In the records below, find the line containing "Clone this diagram in TikZ." and the line containing "(0,0) rectangle (691,513);". Give again exactly those lines and every line between them, omitting the pictures.
****************************************
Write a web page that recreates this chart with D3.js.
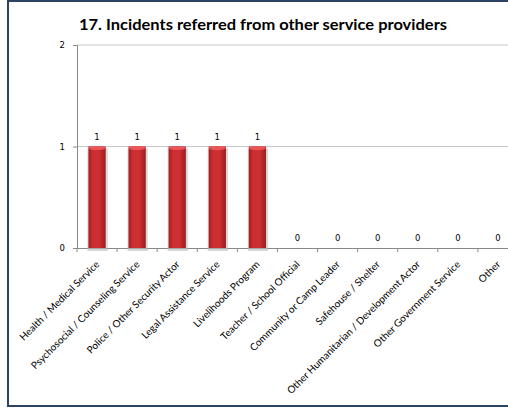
<!DOCTYPE html>
<html>
<head>
<meta charset="utf-8">
<script src="https://cdn.jsdelivr.net/npm/d3@7"></script>
<style>
  body { margin: 0; background: #fff; }
  svg { display: block; }
</style>
</head>
<body>
<script>
// Chart data
const categories = [
  "Health / Medical Service",
  "Psychosocial / Counseling Service",
  "Police / Other Security Actor",
  "Legal Assistance Service",
  "Livelihoods Program",
  "Teacher / School Official",
  "Community or Camp Leader",
  "Safehouse / Shelter",
  "Other Humanitarian / Development Actor",
  "Other Government Service",
  "Other"
];
const values = [1, 1, 1, 1, 1, 0, 0, 0, 0, 0, 0];
const yTicks = [0, 1, 2];

const width = 508;
const height = 408;
const margin = { top: 45, left: 77, bottom: 160 };
const plotRight = 518;

const svg = d3.select("body").append("svg")
  .attr("width", width)
  .attr("height", height);

// gradients for the cylinder-style bars
const defs = svg.append("defs");
const grad = defs.append("linearGradient")
  .attr("id", "barGrad")
  .attr("x1", "0").attr("x2", "1").attr("y1", "0").attr("y2", "0");
grad.append("stop").attr("offset", "0%").attr("stop-color", "#a41e21");
grad.append("stop").attr("offset", "25%").attr("stop-color", "#cc2e30");
grad.append("stop").attr("offset", "60%").attr("stop-color", "#cf3033");
grad.append("stop").attr("offset", "100%").attr("stop-color", "#9c1c1f");

// frame
svg.append("rect")
  .attr("x", 8).attr("y", 1)
  .attr("width", 530).attr("height", 405)
  .attr("fill", "#fff")
  .attr("stroke", "#2b4466")
  .attr("stroke-width", 2);

const x = d3.scaleBand()
  .domain(categories)
  .range([margin.left, plotRight])
  .paddingInner(0)
  .paddingOuter(0);

const y = d3.scaleLinear()
  .domain([0, 2])
  .range([height - margin.bottom, margin.top]);

// gridlines
svg.append("g")
  .selectAll("line")
  .data(yTicks.filter(d => d > 0))
  .join("line")
  .attr("x1", margin.left).attr("x2", plotRight)
  .attr("y1", d => y(d)).attr("y2", d => y(d))
  .attr("stroke", "#c8c8c8")
  .attr("stroke-width", 1.2);

// y axis
const yAxis = svg.append("g")
  .attr("transform", `translate(${margin.left},0)`)
  .call(d3.axisLeft(y).tickValues(yTicks).tickFormat(d3.format("d")).tickSize(4).tickPadding(8));
yAxis.select(".domain").attr("stroke", "#888");
yAxis.selectAll(".tick line").attr("stroke", "#888");
yAxis.selectAll("text")
  .attr("fill", "#000")
  .style("font-family", "Verdana, 'DejaVu Sans', sans-serif")
  .style("font-size", "8.5px");

// x axis
const xAxis = svg.append("g")
  .attr("transform", `translate(0,${y(0)})`)
  .call(d3.axisBottom(x).tickSize(0).tickFormat(""));
xAxis.select(".domain").attr("stroke", "#888");
xAxis.selectAll(".tick").remove();

// tick marks at band boundaries
svg.append("g")
  .selectAll("line")
  .data(categories)
  .join("line")
  .attr("x1", d => x(d)).attr("x2", d => x(d))
  .attr("y1", y(0)).attr("y2", y(0) + 4)
  .attr("stroke", "#888");

// category labels
svg.append("g")
  .selectAll("text")
  .data(categories)
  .join("text")
  .attr("transform", d => `translate(${x(d) + x.bandwidth() / 2 + 3},${y(0) + 17}) rotate(-45)`)
  .attr("text-anchor", "end")
  .style("font-family", "Lato, 'Open Sans', sans-serif")
  .style("font-size", "10px")
  .text(d => d);

const barW = x.bandwidth() * 0.43;
const bars = svg.append("g");
const data = categories.map((c, i) => ({ c, v: values[i] }));

// shadow
bars.selectAll("rect.shadow")
  .data(data.filter(d => d.v > 0))
  .join("rect")
  .attr("class", "shadow")
  .attr("x", d => x(d.c) + (x.bandwidth() - barW) / 2 - 1)
  .attr("y", d => y(d.v) + 2)
  .attr("width", barW + 3)
  .attr("height", d => y(0) - y(d.v) + 1)
  .attr("fill", "#bbb")
  .attr("opacity", 0.6);

bars.selectAll("rect.bar")
  .data(data.filter(d => d.v > 0))
  .join("rect")
  .attr("class", "bar")
  .attr("x", d => x(d.c) + (x.bandwidth() - barW) / 2)
  .attr("y", d => y(d.v))
  .attr("width", barW)
  .attr("height", d => y(0) - y(d.v))
  .attr("fill", "url(#barGrad)");

// top cap
bars.selectAll("ellipse")
  .data(data.filter(d => d.v > 0))
  .join("ellipse")
  .attr("cx", d => x(d.c) + x.bandwidth() / 2)
  .attr("cy", d => y(d.v) + 1.5)
  .attr("rx", barW / 2)
  .attr("ry", 2)
  .attr("fill", "#ec5558");

// value labels
svg.append("g")
  .selectAll("text")
  .data(data)
  .join("text")
  .attr("x", d => x(d.c) + x.bandwidth() / 2)
  .attr("y", d => y(d.v) - 7)
  .attr("text-anchor", "middle")
  .style("font-family", "Verdana, 'DejaVu Sans', sans-serif")
  .style("font-size", "8.5px")
  .text(d => d.v);

// title
svg.append("text")
  .attr("x", 263)
  .attr("y", 30)
  .attr("text-anchor", "middle")
  .style("font-family", "Lato, 'Liberation Sans', sans-serif")
  .style("font-size", "15px")
  .style("font-weight", "bold")
  .attr("textLength", 368)
  .attr("lengthAdjust", "spacingAndGlyphs")
  .text("17.  Incidents referred from other service providers");
</script>
</body>
</html>
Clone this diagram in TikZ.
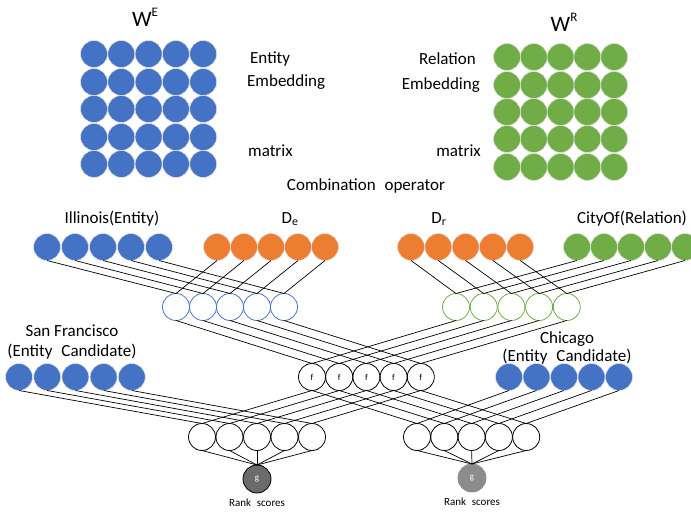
\documentclass[tikz,border=0pt]{standalone}
\usepackage{fontspec}
\setmainfont{Carlito}
\definecolor{eblue}{HTML}{4472C4}
\definecolor{dorange}{HTML}{ED7D31}
\definecolor{rgreen}{HTML}{70AD47}
\begin{document}
\begin{tikzpicture}[x=1pt,y=-1pt,
  unit/.style={circle,minimum size=27pt,inner sep=0pt,outer sep=0pt},
  fullB/.style={unit,fill=eblue,draw=black!12,line width=0.6pt},
  fullO/.style={unit,fill=dorange,draw=black!12,line width=0.6pt},
  fullG/.style={unit,fill=rgreen,draw=black!12,line width=0.6pt},
  ringB/.style={unit,draw=eblue,line width=0.8pt},
  ringG/.style={unit,draw=rgreen,line width=0.8pt},
  ringK/.style={unit,draw=black,line width=0.8pt},
  fnode/.style={ringK,font=\fontsize{9}{9}\selectfont},
  gnode/.style={circle,minimum size=28pt,inner sep=0pt,outer sep=0pt,line width=0.8pt,text=white,font=\fontsize{9}{9}\selectfont},
  wire/.style={line width=0.7pt},
  lbl/.style={inner sep=0pt,font=\fontsize{17}{20}\selectfont},
  big/.style={inner sep=0pt,font=\fontsize{22}{24}\selectfont},
  small/.style={inner sep=0pt,font=\fontsize{11}{12}\selectfont}]
\useasboundingbox (0,0) rectangle (691,513);

% embedding matrices
\foreach \r/\y in {1/54,2/82,3/109,4/137,5/164}
  \foreach \c in {1,...,5}
    \node[fullB] (we-\r-\c) at ({94+27.3*(\c-1)},\y) {};
\foreach \r/\y in {1/57,2/85,3/112,4/139,5/167}
  \foreach \c in {1,...,5}
    \node[fullG] (wr-\r-\c) at ({507+26.8*(\c-1)},\y) {};

\node[big] (WE) at (145,17) {W\raisebox{0.45em}{\fontsize{13}{13}\selectfont E}};
\node[big] (WR) at (564,22) {W\raisebox{0.45em}{\fontsize{13}{13}\selectfont R}};

\node[lbl,anchor=west] (te1) at (250,59) {Entity};
\node[lbl,anchor=west] (te2) at (247,82) {Embedding};
\node[lbl,anchor=west] (te3) at (248,151) {matrix};
\node[lbl,anchor=east] (tr1) at (476,59) {Relation};
\node[lbl,anchor=east] (tr2) at (480,85) {Embedding};
\node[lbl,anchor=east] (tr3) at (481,151) {matrix};
\node[lbl] (comb) at (366,186) {Combination\hspace{0.3em} operator};

% input vectors
\foreach \i in {1,...,5}{
  \node[fullB] (ill\i) at ({47+28*(\i-1)},247) {};
  \node[fullO] (de\i)  at ({217+27*(\i-1)},247) {};
  \node[fullO] (dr\i)  at ({411+27.3*(\i-1)},247) {};
  \node[fullG] (rel\i) at ({577+27*(\i-1)},247) {};
}
\node[lbl] (lill) at (112,219) {Illinois(Entity)};
\node[lbl] (lde)  at (290,219) {D\textsubscript{e}};
\node[lbl] (ldr)  at (439,219) {D\textsubscript{r}};
\node[lbl] (lrel) at (632,219) {CityOf(Relation)};

% combination layer
\foreach \i in {1,...,5}{
  \node[ringB] (cb\i) at ({176+27*(\i-1)},307) {};
  \node[ringG] (cg\i) at ({456+27.7*(\i-1)},307) {};
}

% f layer and candidates
\foreach \i in {1,...,5}{
  \node[fnode] (f\i) at ({312+27.2*(\i-1)},377) {f};
  \node[fullB] (sf\i) at ({19+28.2*(\i-1)},377) {};
  \node[fullB] (chi\i) at ({509+27.5*(\i-1)},377) {};
}
\node[lbl] (lsf1) at (72,331) {San Francisco};
\node[lbl] (lsf2) at (72,352) {(Entity\hspace{0.3em} Candidate)};
\node[lbl] (lch1) at (567,339) {Chicago};
\node[lbl] (lch2) at (567,357) {(Entity\hspace{0.3em} Candidate)};

% scoring layer
\foreach \i in {1,...,5}{
  \node[ringK] (bl\i) at ({202+27.5*(\i-1)},437) {};
  \node[ringK] (br\i) at ({417+27.3*(\i-1)},437) {};
}
\node[gnode,fill=black!58,draw=black] (gl) at (257,479) {g};
\node[gnode,fill=black!45,draw=black!45] (gr) at (472,478) {g};
\node[small] (rs1) at (257,503) {Rank\hspace{0.3em} scores};
\node[small] (rs2) at (472,502) {Rank\hspace{0.3em} scores};

% connections
\foreach \i in {1,...,5}{
  \draw[wire] (ill\i.south) -- (cb\i.north);
  \draw[wire] (de\i.south) -- (cb\i.north);
  \draw[wire] (dr\i.south) -- (cg\i.north);
  \draw[wire] (rel\i.south) -- (cg\i.north);
  \draw[wire] (cb\i.south) -- (f\i.north);
  \draw[wire] (cg\i.south) -- (f\i.north);
  \draw[wire] (f\i.south) -- (bl\i.north);
  \draw[wire] (f\i.south) -- (br\i.north);
  \draw[wire] (sf\i.south) -- (bl\i.north);
  \draw[wire] (chi\i.south) -- (br\i.north);
  \draw[wire] (bl\i.south) -- (gl.north);
  \draw[wire] (br\i.south) -- (gr.north);
}
\end{tikzpicture}
\end{document}
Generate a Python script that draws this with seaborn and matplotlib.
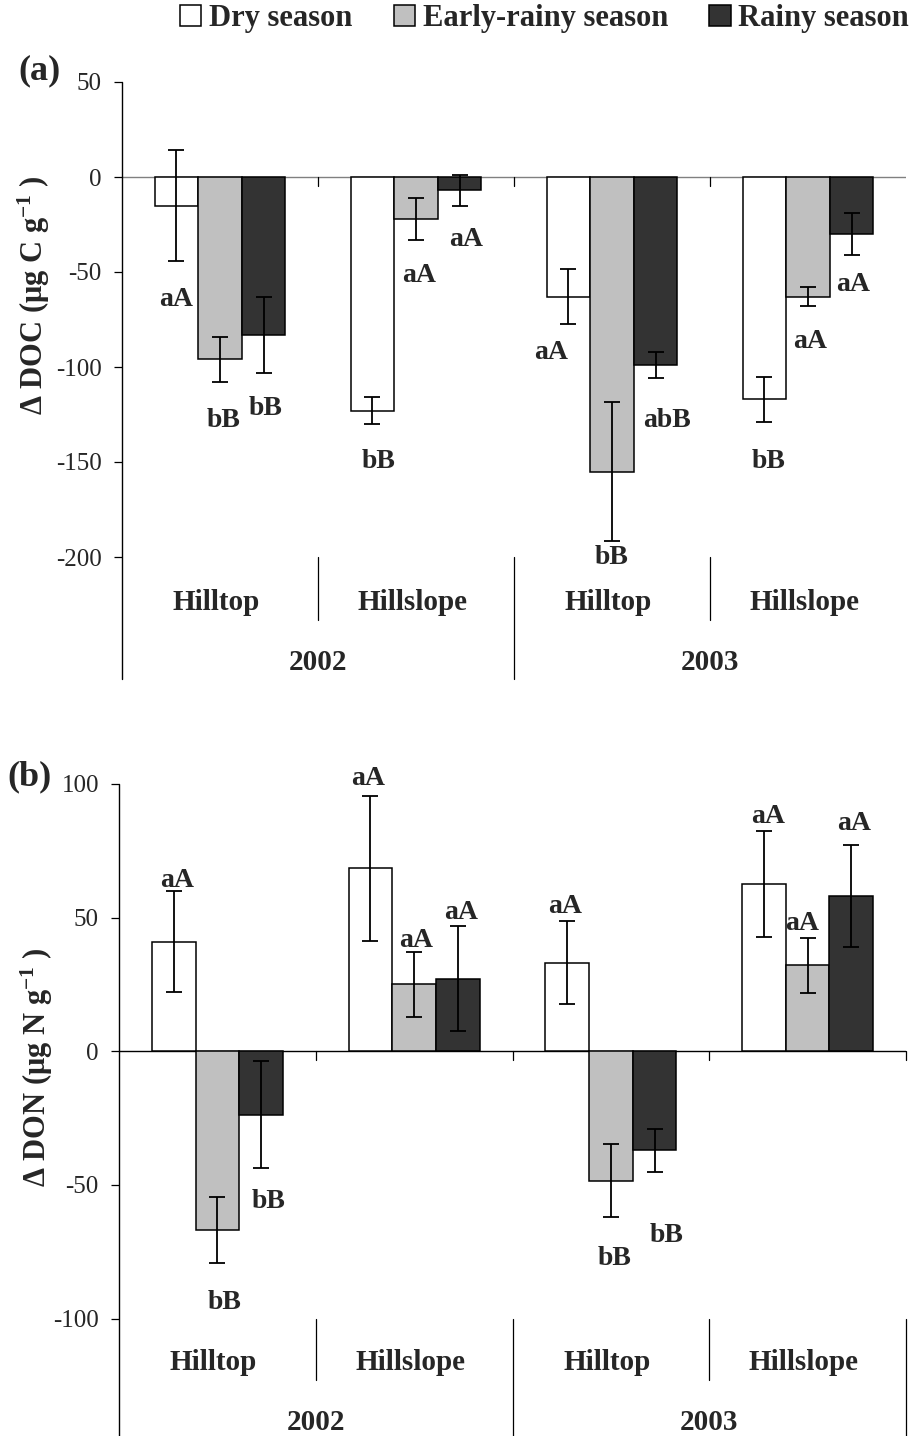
import matplotlib
matplotlib.use("Agg")
import matplotlib.pyplot as plt
import matplotlib.patches as mpatches
import seaborn as sns
import pandas as pd

# ---------------- data ----------------
sites = ["Hilltop", "Hillslope", "Hilltop", "Hillslope"]
years = ["2002", "2003"]
site_keys = ["2002 Hilltop", "2002 Hillslope", "2003 Hilltop", "2003 Hillslope"]
seasons = ["Dry season", "Early-rainy season", "Rainy season"]
colors = ["#FFFFFF", "#C0C0C0", "#333333"]

# Delta DOC (ug C g-1): rows = site_keys, cols = seasons
doc_dry = [-15, -123, -63, -117]
doc_early = [-96, -22, -155, -63]
doc_rainy = [-83, -7, -99, -30]
doc_err_dry = [29, 7, 14.5, 12]
doc_err_early = [12, 11, 36.5, 5]
doc_err_rainy = [20, 8, 7, 11]
doc_letters_dry = ["aA", "bB", "aA", "bB"]
doc_letters_early = ["bB", "aA", "bB", "aA"]
doc_letters_rainy = ["bB", "aA", "abB", "aA"]

# Delta DON (ug N g-1)
don_dry = [41, 68.4, 33.2, 62.5]
don_early = [-66.8, 25, -48.5, 32.2]
don_rainy = [-23.7, 27.2, -37.1, 58]
don_err_dry = [19, 27, 15.5, 19.9]
don_err_early = [12.3, 12, 13.7, 10.3]
don_err_rainy = [20, 19.7, 8.1, 19]
don_letters_dry = ["aA", "aA", "aA", "aA"]
don_letters_early = ["bB", "aA", "bB", "aA"]
don_letters_rainy = ["bB", "aA", "bB", "aA"]

# label placement (y in data units, dx in category units)
doc_lab_y = [[-64.7, -150, -92.6, -150], [-128, -51.6, -200, -86.8], [-122, -33, -128, -56.8]]
doc_lab_dx = [[0, 0.03, -0.09, 0.02], [0.02, 0.015, 0, 0.01], [0.01, 0.035, 0.06, 0.01]]
don_lab_y = [[63.8, 101.9, 54, 87.8], [-93.9, 41.6, -77.5, 47.9], [-56.4, 52, -68.9, 85.3]]
don_lab_dx = [[0.02, -0.01, -0.01, 0.02], [0.035, 0.01, 0.02, -0.03], [0.04, 0.015, 0.06, 0.015]]

# ---------------- style ----------------
sns.set_theme(style="white")
plt.rcParams["font.family"] = ["Liberation Serif", "DejaVu Serif"]
plt.rcParams["mathtext.fontset"] = "custom"
plt.rcParams["mathtext.rm"] = "Liberation Serif"
plt.rcParams["mathtext.bf"] = "Liberation Serif:bold"
plt.rcParams["mathtext.it"] = "Liberation Serif:italic"

W, H = 909, 1436
fig = plt.figure(figsize=(W / 100, H / 100), dpi=100)


def make_long(dry, early, rainy):
    rows = []
    for vals, s in zip([dry, early, rainy], seasons):
        for k, v in zip(site_keys, vals):
            rows.append({"site": k, "season": s, "value": v})
    return pd.DataFrame(rows)


def panel(left, right, top, bottom, ymin, ymax, ticks, vals, errs, letters,
          lab_y, lab_dx, zero_color, inner_bot, outer_bot, lab1_y, lab2_y,
          right_line):
    ax = fig.add_axes([left / W, 1 - bottom / H, (right - left) / W, (bottom - top) / H])
    hpx = bottom - top
    df = make_long(*vals)
    sns.barplot(data=df, x="site", y="value", hue="season", order=site_keys,
                hue_order=seasons, palette=colors, saturation=1, width=0.667,
                edgecolor="black", linewidth=1.1, errorbar=None, legend=False,
                ax=ax, zorder=2)
    ax.set_xlim(-0.5, 3.5)
    ax.set_ylim(ymin, ymax)
    ax.set_xlabel("")
    ax.set_ylabel("")
    ax.set_xticks([])
    ax.set_yticks(ticks)
    ax.set_yticklabels([str(t) for t in ticks], fontsize=18)
    ax.tick_params(axis="y", direction="out", length=5.5, width=0.9, color="black",
                   left=True, pad=9)
    for sp in ax.spines.values():
        sp.set_visible(False)
    ax.set_facecolor("none")
    ax.axhline(0, color=zero_color, lw=1.0, zorder=1)

    # error bars and letters
    conts = list(ax.containers)
    for ci, cont in enumerate(conts):
        for bi, bar in enumerate(cont.patches):
            x = bar.get_x() + bar.get_width() / 2
            y = bar.get_y() + bar.get_height()
            ax.errorbar(x, y, yerr=errs[ci][bi], fmt="none", ecolor="black",
                        elinewidth=1.3, capsize=6, capthick=1.3, zorder=3)
            ax.text(x + lab_dx[ci][bi], lab_y[ci][bi], letters[ci][bi],
                    fontsize=20, fontweight="bold", ha="center", va="center",
                    zorder=4)

    # little ticks on zero line at group boundaries
    unit = (ymax - ymin) / hpx
    bounds = [0.5, 1.5, 2.5] + ([3.5] if right_line else [])
    for xb in bounds:
        ax.plot([xb, xb], [0, -9 * unit], color="black", lw=0.9, zorder=1,
                clip_on=False)

    tr = ax.get_xaxis_transform()
    ib = -(inner_bot - bottom) / hpx
    ob = -(outer_bot - bottom) / hpx
    # y axis line (extends through category area)
    ax.plot([-0.5, -0.5], [1, ob], transform=tr, color="black", lw=1.0, clip_on=False)
    for xb in [0.5, 2.5]:
        ax.plot([xb, xb], [0, ib], transform=tr, color="black", lw=0.9, clip_on=False)
    ax.plot([1.5, 1.5], [0, ob], transform=tr, color="black", lw=0.9, clip_on=False)
    if right_line:
        ax.plot([3.5, 3.5], [0, ob], transform=tr, color="black", lw=0.9, clip_on=False)
    l1 = -(lab1_y - bottom) / hpx
    l2 = -(lab2_y - bottom) / hpx
    for i, s in enumerate(sites):
        ax.text(i - 0.02, l1, s, transform=tr, ha="center", va="center", fontsize=21,
                fontweight="bold")
    for i, yv in enumerate(years):
        ax.text(0.5 + 2 * i, l2, yv, transform=tr, ha="center", va="center",
                fontsize=21, fontweight="bold")
    return ax


panel(122, 906, 82, 557, -200, 50, [50, 0, -50, -100, -150, -200],
      [doc_dry, doc_early, doc_rainy],
      [doc_err_dry, doc_err_early, doc_err_rainy],
      [doc_letters_dry, doc_letters_early, doc_letters_rainy],
      doc_lab_y, doc_lab_dx, "#808080", 620, 679, 603, 662, False)

panel(119, 906, 784, 1318.5, -100, 100, [100, 50, 0, -50, -100],
      [don_dry, don_early, don_rainy],
      [don_err_dry, don_err_early, don_err_rainy],
      [don_letters_dry, don_letters_early, don_letters_rainy],
      don_lab_y, don_lab_dx, "black", 1380, 1436, 1363, 1422, True)

# axis titles and panel labels
fig.text(34 / W, 1 - 295 / H, r"Δ DOC (μg C g$^{\mathbf{-1}}$ )", rotation=90,
         ha="center", va="center", fontsize=22, fontweight="bold")
fig.text(37 / W, 1 - 1067 / H, r"Δ DON (μg N g$^{\mathbf{-1}}$ )", rotation=90,
         ha="center", va="center", fontsize=22, fontweight="bold")
fig.text(40 / W, 1 - 71 / H, "(a)", ha="center", va="center", fontsize=26,
         fontweight="bold")
fig.text(30 / W, 1 - 777 / H, "(b)", ha="center", va="center", fontsize=26,
         fontweight="bold")

# legend
handles = [mpatches.Patch(facecolor=c, edgecolor="black", linewidth=1.1) for c in colors]
fig.legend(handles, seasons, loc="upper left", bbox_to_anchor=(180 / W, 1 - 4 / H),
           ncol=3, frameon=False, prop={"size": 22, "weight": "bold"},
           handlelength=0.7, handleheight=0.7, handletextpad=0.25,
           columnspacing=1.35, borderpad=0, borderaxespad=0)

fig.savefig("out.png", dpi=100)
****************************************
WRITTEN ANSWER →
Clone this diagram in TikZ.
\documentclass[tikz,border=0pt]{standalone}
\usepackage{fontspec}
\setmainfont{Carlito}
\definecolor{eblue}{HTML}{4472C4}
\definecolor{dorange}{HTML}{ED7D31}
\definecolor{rgreen}{HTML}{70AD47}
\begin{document}
\begin{tikzpicture}[x=1pt,y=-1pt,
  unit/.style={circle,minimum size=27pt,inner sep=0pt,outer sep=0pt},
  fullB/.style={unit,fill=eblue,draw=black!12,line width=0.6pt},
  fullO/.style={unit,fill=dorange,draw=black!12,line width=0.6pt},
  fullG/.style={unit,fill=rgreen,draw=black!12,line width=0.6pt},
  ringB/.style={unit,draw=eblue,line width=0.8pt},
  ringG/.style={unit,draw=rgreen,line width=0.8pt},
  ringK/.style={unit,draw=black,line width=0.8pt},
  fnode/.style={ringK,font=\fontsize{9}{9}\selectfont},
  gnode/.style={circle,minimum size=28pt,inner sep=0pt,outer sep=0pt,line width=0.8pt,text=white,font=\fontsize{9}{9}\selectfont},
  wire/.style={line width=0.7pt},
  lbl/.style={inner sep=0pt,font=\fontsize{17}{20}\selectfont},
  big/.style={inner sep=0pt,font=\fontsize{22}{24}\selectfont},
  small/.style={inner sep=0pt,font=\fontsize{11}{12}\selectfont}]
\useasboundingbox (0,0) rectangle (691,513);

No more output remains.